“Learning Python”: A quick review

My voyages into the Python programming language have largely been courtesy of a text called “Learning Python”, written by Mark Lutz and published by O’Reilly and Associates.

It has to be said: as a text for an experienced programmer learning Python, it’s severely lacking. For a beginning programmer, it’s probably worse.

Its main problem is that it seems to have trouble deciding what it is: a reference or a tutorial. The text is written largely in a tutorial style, going over the details of the language. However, the chapters are arranged largely as a reference, with each component of the language given a chapter or two to itself. Actual programming exercises are left to the end of the section, where each “Section” consists of the set of chapters covering a particular component of the language.

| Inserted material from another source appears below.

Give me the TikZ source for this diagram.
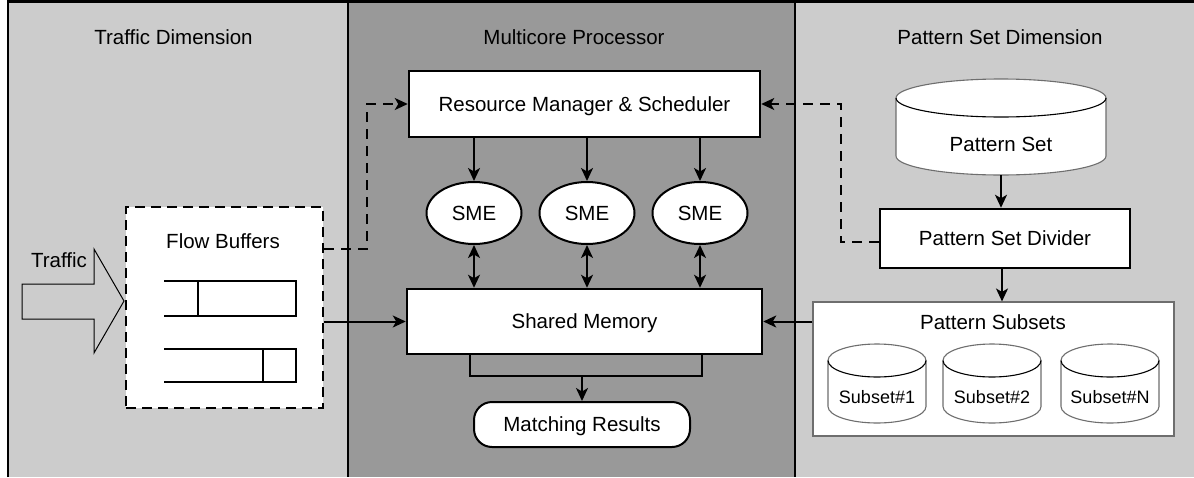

Control constructs, for example, are not introduced until well after page 300 of the eText. They’re introduced after a hundred or so pages introducing you to how Python runs programs (summary: a bytecode) and another couple of hundred introducing the fundamental types.

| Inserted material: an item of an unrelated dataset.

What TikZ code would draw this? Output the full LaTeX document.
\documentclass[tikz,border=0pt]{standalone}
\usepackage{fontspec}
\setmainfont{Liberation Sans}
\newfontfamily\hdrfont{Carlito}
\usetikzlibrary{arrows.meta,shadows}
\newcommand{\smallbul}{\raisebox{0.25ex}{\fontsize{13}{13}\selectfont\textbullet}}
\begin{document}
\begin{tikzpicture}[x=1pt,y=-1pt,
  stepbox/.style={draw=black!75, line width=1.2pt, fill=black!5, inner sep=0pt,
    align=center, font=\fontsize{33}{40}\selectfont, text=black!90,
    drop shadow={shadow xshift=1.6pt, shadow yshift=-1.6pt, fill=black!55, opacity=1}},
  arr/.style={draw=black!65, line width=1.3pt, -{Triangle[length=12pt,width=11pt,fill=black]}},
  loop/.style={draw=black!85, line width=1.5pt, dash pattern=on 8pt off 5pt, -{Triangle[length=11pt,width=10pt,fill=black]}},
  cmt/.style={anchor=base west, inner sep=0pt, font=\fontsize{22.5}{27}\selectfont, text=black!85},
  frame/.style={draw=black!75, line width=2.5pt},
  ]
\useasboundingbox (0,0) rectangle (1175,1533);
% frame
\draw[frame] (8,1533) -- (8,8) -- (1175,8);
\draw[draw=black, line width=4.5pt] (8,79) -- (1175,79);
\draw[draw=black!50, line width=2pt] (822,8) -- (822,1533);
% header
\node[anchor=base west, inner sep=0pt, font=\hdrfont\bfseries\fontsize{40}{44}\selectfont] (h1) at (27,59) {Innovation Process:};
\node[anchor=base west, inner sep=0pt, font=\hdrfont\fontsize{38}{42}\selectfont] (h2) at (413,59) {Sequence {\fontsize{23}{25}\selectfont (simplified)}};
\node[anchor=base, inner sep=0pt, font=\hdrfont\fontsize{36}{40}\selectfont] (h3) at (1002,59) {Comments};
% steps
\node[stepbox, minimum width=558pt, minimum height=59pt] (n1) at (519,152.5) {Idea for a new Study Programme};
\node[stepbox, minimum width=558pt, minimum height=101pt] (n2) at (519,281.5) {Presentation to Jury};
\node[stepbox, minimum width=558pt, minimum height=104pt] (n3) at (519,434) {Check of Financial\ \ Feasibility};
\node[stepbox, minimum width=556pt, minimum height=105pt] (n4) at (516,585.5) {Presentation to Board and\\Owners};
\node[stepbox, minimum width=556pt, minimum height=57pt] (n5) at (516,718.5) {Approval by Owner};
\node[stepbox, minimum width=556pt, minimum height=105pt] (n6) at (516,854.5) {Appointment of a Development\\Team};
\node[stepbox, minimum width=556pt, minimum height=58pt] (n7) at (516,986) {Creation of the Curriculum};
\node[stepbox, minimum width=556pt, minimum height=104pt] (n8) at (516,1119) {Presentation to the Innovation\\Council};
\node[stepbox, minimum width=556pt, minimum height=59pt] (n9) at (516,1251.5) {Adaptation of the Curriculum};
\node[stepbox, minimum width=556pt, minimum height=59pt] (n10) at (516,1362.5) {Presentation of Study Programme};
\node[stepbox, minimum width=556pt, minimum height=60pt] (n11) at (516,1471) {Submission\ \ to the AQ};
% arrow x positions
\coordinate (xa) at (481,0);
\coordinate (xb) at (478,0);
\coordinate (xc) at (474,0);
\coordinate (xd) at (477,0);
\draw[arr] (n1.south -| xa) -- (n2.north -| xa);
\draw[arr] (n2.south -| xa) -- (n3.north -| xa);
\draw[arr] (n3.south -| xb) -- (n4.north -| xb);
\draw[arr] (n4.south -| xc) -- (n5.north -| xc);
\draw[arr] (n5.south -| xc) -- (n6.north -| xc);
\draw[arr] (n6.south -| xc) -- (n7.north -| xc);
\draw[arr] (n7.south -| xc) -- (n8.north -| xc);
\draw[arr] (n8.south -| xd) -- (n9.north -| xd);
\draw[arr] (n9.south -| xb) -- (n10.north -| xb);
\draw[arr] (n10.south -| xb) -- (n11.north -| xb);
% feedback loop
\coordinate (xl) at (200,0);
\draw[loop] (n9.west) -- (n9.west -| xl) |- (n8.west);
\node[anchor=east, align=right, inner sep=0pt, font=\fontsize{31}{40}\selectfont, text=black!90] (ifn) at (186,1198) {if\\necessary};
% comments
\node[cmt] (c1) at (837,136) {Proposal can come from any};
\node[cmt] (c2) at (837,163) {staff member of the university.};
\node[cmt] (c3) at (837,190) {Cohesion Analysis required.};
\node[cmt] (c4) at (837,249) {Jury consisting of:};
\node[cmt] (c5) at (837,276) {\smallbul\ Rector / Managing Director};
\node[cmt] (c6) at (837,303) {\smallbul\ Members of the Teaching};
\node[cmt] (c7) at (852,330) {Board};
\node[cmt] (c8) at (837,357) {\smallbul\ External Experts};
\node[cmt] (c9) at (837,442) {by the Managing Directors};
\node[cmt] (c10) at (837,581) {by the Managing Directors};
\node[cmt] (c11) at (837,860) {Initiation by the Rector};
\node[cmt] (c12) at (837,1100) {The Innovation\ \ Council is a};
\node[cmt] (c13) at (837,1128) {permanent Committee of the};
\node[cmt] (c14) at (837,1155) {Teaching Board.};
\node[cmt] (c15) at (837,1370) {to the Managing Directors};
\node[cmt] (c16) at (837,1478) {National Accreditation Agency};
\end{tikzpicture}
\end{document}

The net result is that you read hundreds of pages of text without writing a single line of code beyond retyping the chapter examples. I have an above-average memory, but remembering a hundred pages of text in detail without using its contents is not something I would regard as a good pattern for teaching. You learn programming by writing code, and there is precious little of that in this text.

Another minor point is that it uses as its reference version of python the 3.x stream, whereas most of the Python code and libraries available today are from the 2.x stream. As Python 3.x is not entirely compatible (in either direction!) with Python 2.x, you spend most of your time focusing on a version of Python that is just not used very much. It does actually lay down the differences between versions whenever they crop up, but the reference version is 3.x.

Altogether I can’t recommend it. As soon as I find a better text I’ll do a similar review. For now your best bet is probably www.learnpython.org.

One thought on ““Learning Python”: A quick review

  1. Quick followup – “The Quick Python Book” by Naomi R. Ceder is a much better introduction to the language.

    It’s also largely focused on 3.x, but covers 2.x adequately, and more importantly is structured as learning material rather than being a bastard half breed between a tutorial and a reference.